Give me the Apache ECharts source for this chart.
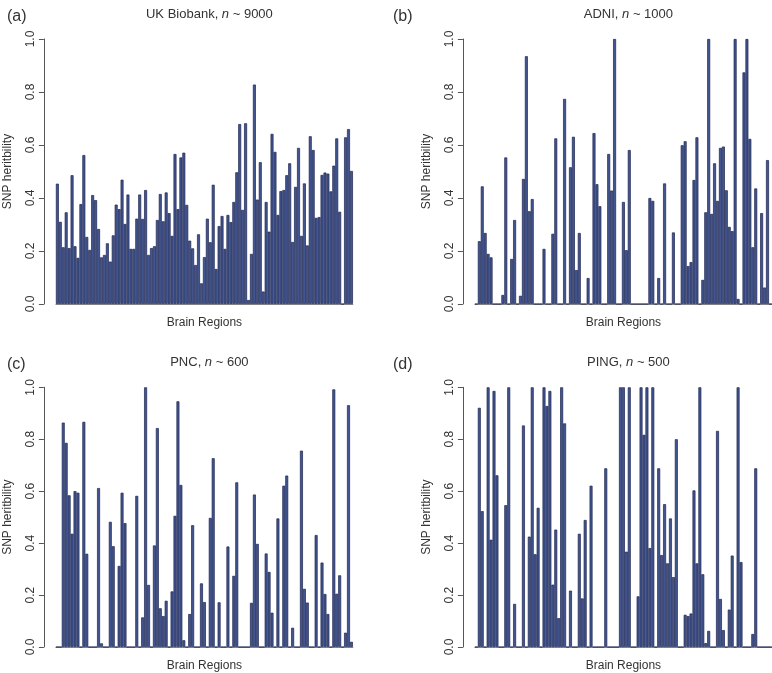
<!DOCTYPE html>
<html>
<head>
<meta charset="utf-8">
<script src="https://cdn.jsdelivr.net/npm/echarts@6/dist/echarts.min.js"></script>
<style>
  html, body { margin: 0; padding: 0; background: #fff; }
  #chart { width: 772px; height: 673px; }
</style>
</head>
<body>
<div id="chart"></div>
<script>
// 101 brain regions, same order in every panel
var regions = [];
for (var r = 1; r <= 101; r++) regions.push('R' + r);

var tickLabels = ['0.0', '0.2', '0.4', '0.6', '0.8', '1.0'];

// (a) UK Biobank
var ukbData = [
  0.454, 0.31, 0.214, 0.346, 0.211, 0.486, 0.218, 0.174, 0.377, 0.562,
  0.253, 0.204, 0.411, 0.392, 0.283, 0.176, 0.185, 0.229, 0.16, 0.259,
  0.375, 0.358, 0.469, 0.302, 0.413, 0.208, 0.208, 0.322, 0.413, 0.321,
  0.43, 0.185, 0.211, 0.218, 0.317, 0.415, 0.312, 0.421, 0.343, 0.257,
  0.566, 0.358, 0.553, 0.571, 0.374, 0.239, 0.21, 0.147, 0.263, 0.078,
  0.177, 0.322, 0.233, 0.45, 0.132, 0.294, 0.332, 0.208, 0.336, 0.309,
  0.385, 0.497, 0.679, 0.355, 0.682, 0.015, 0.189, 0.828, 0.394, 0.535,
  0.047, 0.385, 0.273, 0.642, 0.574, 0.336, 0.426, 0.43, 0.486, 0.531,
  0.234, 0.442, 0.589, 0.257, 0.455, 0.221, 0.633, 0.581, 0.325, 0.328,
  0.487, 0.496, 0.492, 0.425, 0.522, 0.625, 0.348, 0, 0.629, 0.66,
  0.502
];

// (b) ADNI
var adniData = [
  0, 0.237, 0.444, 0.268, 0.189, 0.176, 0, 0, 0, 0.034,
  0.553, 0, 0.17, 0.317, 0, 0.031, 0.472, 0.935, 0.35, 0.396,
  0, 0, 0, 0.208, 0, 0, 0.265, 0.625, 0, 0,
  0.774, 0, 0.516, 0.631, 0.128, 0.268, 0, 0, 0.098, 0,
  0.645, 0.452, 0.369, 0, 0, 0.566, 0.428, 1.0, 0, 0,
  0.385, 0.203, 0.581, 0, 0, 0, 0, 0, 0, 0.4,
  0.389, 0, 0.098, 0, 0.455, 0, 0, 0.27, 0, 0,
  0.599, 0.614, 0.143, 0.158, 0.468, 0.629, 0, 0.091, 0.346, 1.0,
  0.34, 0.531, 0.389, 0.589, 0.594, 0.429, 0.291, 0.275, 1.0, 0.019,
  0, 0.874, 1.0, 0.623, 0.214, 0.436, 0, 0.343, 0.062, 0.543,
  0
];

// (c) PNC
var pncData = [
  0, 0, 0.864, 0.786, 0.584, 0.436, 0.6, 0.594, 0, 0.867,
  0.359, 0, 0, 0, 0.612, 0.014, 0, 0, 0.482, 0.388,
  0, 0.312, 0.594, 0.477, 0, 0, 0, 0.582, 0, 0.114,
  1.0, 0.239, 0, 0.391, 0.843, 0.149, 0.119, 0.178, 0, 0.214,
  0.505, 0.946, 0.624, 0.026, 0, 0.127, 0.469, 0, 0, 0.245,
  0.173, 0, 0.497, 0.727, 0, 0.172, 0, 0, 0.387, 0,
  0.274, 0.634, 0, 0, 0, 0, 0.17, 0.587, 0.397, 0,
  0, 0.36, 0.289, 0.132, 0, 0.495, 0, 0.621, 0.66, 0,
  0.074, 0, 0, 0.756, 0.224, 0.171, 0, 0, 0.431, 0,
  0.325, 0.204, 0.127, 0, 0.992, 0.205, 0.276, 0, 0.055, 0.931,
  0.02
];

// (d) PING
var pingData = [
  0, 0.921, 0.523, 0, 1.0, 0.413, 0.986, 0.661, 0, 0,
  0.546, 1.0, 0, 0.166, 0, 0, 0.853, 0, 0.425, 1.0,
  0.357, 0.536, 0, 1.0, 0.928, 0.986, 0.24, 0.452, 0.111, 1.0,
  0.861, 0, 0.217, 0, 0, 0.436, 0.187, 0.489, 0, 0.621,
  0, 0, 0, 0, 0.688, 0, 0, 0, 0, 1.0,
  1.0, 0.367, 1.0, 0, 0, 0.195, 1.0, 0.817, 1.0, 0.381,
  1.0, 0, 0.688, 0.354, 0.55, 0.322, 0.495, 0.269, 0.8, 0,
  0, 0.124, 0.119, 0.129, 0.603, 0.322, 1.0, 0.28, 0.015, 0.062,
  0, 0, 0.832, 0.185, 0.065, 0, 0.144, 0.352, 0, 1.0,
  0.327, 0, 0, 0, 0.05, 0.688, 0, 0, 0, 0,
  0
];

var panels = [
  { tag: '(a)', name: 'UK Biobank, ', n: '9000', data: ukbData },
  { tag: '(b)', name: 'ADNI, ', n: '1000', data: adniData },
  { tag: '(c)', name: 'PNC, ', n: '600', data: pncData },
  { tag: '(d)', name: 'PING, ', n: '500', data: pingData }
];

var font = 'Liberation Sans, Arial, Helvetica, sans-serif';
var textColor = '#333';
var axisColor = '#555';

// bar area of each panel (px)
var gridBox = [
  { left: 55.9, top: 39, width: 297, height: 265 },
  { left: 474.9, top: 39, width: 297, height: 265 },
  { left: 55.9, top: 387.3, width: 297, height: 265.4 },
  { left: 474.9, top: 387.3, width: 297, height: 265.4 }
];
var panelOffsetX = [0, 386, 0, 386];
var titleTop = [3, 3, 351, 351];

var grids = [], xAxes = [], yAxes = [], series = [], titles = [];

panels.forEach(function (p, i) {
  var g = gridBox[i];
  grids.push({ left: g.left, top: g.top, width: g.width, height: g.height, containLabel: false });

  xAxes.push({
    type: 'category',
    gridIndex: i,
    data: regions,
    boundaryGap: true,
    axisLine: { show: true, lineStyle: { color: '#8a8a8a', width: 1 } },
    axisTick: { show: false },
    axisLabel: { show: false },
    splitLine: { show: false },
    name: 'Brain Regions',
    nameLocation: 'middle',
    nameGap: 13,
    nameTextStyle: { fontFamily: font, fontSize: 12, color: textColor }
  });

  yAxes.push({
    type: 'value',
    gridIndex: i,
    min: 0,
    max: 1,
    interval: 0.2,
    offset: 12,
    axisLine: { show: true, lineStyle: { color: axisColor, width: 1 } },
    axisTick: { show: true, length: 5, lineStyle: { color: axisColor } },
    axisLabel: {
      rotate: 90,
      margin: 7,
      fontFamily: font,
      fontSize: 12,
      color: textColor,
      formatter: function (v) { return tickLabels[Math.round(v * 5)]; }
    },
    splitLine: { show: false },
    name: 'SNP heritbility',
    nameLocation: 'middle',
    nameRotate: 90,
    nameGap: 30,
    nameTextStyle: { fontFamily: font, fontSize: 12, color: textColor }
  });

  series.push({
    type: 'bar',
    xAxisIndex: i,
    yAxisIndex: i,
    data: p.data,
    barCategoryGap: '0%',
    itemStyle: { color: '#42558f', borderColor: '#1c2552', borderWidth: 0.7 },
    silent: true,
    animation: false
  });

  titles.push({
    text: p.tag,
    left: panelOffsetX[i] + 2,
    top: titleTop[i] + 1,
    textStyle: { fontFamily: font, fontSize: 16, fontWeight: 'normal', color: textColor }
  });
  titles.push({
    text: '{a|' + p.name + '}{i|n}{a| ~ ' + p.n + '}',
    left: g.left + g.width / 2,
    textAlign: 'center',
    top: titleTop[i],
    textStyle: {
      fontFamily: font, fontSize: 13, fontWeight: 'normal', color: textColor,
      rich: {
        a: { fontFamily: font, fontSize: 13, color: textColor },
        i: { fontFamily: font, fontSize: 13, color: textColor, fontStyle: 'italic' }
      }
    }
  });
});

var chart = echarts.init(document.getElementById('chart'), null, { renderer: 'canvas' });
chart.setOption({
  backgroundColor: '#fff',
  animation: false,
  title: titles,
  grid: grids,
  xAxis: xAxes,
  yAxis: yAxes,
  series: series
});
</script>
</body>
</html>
____________
YOUR OBJECTIVE:
Reproduce only the lines from the beginning of the data through the line that contains "var tickLabels = ['0.0', '0.2', '0.4', '0.6', '0.8', '1.0'];", both included, and please drop the pictures.

EXPECTED ANSWER:
Give me the Apache ECharts source for this chart.
<!DOCTYPE html>
<html>
<head>
<meta charset="utf-8">
<script src="https://cdn.jsdelivr.net/npm/echarts@6/dist/echarts.min.js"></script>
<style>
  html, body { margin: 0; padding: 0; background: #fff; }
  #chart { width: 772px; height: 673px; }
</style>
</head>
<body>
<div id="chart"></div>
<script>
// 101 brain regions, same order in every panel
var regions = [];
for (var r = 1; r <= 101; r++) regions.push('R' + r);

var tickLabels = ['0.0', '0.2', '0.4', '0.6', '0.8', '1.0'];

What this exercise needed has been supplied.